Source: Le Monde
Carburant « durable » : les compagnies aériennes veulent assouplir leurs obligations
Bruxelles impose une incorporation graduelle de ces carburants dans les réservoirs des avions
Guy Dutheil
C’est en passe de s’imposer comme le tube de l’été du transport aérien. Une ritournelle entêtante dont le refrain dénonce la rareté et le coût trop élevé des carburants d’aviation dits « durables », les CAD, élaborés à partir de biomasse ou encore d’huiles usagées…
Cette petite musique a commencé de se faire entendre lors de l’assemblée générale de l’Association du transport aérien international (IATA), réunie début juin à New Delhi. A cette occasion, Willie Walsh, son directeur général, a voulu tirer le signal d’alarme : « Au lieu de promouvoir l’utilisation des CAD, les obligations européennes les ont rendus cinq fois plus chers que le kérosène conventionnel. »
Le plan européen Refuel EU, qui a commencé à entrer en vigueur début 2025, oblige les compagnies aériennes européennes à incorporer des CAD de manière graduelle dans les réservoirs de leurs avions jusqu’en 2050 : 2 % dès 2025, puis 6 % en 2030, 20 % en 2035 et 70 % en 2050. Encore faut-il que la production de CAD suive, soulignent les entreprises. Or, si celle-ci devrait encore doubler en 2025 pour atteindre les 2 millions de tonnes, cela ne représentera que 0,7 % de la consommation mondiale annuelle de carburant du transport aérien.
Pire, fait valoir une étude du lobby des compagnies européennes Airlines for Europe, la production actuelle de CAD est inférieure de 30 % aux niveaux nécessaires pour atteindre l’objectif en 2030. « J’ai du mal à voir comment nous aurons suffisamment de carburant d’aviation durable pour répondre à l’objectif à court terme », a de nouveau expliqué M. Walsh dans un entretien à un quotidien de Singapour, le 16 juillet.
Pour sortir de cette impasse, M. Walsh estime que « l’Union européenne, en particulier, doit réévaluer les objectifs qu’elle a définis ». Les compagnies aériennes veulent un assouplissement de leurs obligations en matière de décarbonation. Une exigence qui fait écho à celui obtenu par les constructeurs automobiles pour le calcul de leurs efforts pour décarboner leurs productions. Après un intense lobbying, les amendes éventuelles ne seront plus basées sur les ventes annuelles de voitures, mais lissées sur trois ans.
Une « opportunité politique »
Une brèche dans laquelle veut s’engouffrer le transport aérien. Les revendications des acteurs du secteur font bondir les défenseurs de l’environnement.
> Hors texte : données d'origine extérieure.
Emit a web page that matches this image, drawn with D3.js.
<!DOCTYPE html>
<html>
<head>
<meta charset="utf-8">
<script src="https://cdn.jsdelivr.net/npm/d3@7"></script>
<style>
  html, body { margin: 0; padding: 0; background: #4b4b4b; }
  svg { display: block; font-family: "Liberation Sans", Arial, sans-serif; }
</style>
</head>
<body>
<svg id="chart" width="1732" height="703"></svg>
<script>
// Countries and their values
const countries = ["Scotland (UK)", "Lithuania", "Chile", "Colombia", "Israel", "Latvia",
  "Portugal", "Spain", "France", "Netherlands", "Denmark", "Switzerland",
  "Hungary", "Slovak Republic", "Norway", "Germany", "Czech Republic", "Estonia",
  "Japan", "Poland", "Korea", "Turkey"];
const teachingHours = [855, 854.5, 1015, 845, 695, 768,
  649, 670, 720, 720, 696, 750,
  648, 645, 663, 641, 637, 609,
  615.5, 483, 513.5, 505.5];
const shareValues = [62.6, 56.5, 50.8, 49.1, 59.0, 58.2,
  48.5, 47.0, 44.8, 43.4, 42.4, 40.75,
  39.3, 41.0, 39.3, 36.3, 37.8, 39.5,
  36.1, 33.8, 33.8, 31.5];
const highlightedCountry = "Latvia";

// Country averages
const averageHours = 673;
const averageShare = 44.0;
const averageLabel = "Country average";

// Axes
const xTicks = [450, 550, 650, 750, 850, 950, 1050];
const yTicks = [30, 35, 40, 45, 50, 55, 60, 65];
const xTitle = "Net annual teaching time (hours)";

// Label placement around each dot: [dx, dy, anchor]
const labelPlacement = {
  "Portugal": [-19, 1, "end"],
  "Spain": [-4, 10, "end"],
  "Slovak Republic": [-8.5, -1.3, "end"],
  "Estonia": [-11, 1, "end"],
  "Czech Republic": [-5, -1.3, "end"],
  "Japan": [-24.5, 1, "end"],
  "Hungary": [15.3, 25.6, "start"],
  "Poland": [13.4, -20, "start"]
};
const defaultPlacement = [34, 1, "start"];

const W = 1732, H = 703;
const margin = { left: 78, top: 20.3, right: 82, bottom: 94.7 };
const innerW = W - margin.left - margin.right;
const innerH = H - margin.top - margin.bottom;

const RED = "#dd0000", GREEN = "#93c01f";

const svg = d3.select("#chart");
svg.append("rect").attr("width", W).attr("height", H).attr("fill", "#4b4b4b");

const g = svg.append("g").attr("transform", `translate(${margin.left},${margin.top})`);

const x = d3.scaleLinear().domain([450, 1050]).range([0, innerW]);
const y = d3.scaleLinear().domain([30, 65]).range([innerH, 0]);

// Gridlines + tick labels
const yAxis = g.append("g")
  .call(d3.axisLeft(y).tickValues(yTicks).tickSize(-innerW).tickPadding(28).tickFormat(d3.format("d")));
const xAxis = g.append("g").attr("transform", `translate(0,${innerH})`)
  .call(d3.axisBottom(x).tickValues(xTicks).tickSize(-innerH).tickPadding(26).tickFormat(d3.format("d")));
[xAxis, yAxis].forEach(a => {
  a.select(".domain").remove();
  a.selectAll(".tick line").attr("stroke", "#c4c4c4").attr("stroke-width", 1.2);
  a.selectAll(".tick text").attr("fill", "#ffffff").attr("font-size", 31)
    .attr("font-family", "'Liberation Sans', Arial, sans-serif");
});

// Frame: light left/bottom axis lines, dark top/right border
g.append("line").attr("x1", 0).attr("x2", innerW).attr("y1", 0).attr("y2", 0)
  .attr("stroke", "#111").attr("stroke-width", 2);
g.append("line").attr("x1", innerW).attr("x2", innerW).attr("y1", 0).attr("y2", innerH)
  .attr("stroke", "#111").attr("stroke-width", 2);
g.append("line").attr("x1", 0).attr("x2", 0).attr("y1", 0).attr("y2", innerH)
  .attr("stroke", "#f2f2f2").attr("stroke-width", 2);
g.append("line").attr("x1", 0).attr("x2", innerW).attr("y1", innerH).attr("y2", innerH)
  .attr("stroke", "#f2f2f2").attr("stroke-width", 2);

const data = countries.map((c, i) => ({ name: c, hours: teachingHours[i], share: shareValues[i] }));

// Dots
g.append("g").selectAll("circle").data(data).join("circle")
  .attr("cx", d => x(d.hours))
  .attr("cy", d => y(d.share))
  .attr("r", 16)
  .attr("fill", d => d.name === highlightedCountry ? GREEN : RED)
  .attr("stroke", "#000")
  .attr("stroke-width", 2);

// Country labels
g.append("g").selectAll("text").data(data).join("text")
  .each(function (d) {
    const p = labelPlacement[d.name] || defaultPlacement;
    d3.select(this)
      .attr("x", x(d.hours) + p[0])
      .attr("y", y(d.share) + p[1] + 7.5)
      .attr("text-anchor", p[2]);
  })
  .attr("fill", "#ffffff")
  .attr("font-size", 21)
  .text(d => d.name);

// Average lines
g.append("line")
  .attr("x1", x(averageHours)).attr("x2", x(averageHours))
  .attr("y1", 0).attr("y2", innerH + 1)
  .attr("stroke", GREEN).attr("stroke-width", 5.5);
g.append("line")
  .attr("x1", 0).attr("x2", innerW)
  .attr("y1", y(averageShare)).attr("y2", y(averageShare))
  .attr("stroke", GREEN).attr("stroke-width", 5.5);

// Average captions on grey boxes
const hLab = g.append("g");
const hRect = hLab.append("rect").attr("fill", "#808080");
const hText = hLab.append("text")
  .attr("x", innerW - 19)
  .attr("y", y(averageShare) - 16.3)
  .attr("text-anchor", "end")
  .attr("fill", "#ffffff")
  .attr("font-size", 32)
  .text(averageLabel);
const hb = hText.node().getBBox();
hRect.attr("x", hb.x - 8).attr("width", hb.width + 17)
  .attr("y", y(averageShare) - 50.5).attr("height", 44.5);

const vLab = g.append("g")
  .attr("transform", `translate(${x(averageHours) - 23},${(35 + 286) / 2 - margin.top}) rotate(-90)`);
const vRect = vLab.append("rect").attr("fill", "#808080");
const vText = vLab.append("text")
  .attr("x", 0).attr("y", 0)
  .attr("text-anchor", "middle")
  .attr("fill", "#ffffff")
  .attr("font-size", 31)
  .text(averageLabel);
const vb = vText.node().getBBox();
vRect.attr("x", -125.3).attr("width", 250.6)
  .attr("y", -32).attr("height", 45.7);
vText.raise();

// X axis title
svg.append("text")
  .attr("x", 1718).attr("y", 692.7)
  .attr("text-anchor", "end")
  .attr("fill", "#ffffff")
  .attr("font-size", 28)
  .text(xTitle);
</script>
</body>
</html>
Elles « ne sont pas fondées sur un constat scientifique mais sur une opportunité politique », se désole Jérôme du Boucher, responsable aviation France pour l’ONG Transport & Environnement (T & E). Ce dernier souligne leur mauvaise volonté. « Il y a des producteurs européens de CAD qui ont renoncé à développer des projets parce qu’ils ne trouvaient pas assez d’acheteurs », argue le responsable de T & E.
De fait, les firmes hésitent à acquérir des carburants verts. Bien trop chers à leurs yeux. « Les CAD coûtent toujours trois à quatre fois plus chers que le kérosène conventionnel », signale Benjamin Smith, directeur général d’Air France-KLM. Pour Luis Gallego, PDG du groupe IAG et nouveau président du conseil d’administration de l’Association du transport aérien international, « la seule solution est de décaler l’objectif 2030 ».
Pour atteindre la neutralité carbone en 2050, l’IATA estime à 4 700 milliards de dollars (4 012 milliards d’euros environ) les investissements nécessaires pour développer des filières de production et de distribution de CAD au cours des vingt-cinq prochaines années. A titre de comparaison, en 2025, toujours selon IATA, les compagnies aériennes devraient dégager collectivement un bénéfice net de 36 milliards de dollars. Et le poste carburant, évalué à 25 % des coûts fixes d’une compagnie, pourrait culminer à 36 %. Ce sont bien sûr les passagers qui, in fine, seraient mis à contribution, avec une hausse des prix des billets d’avion.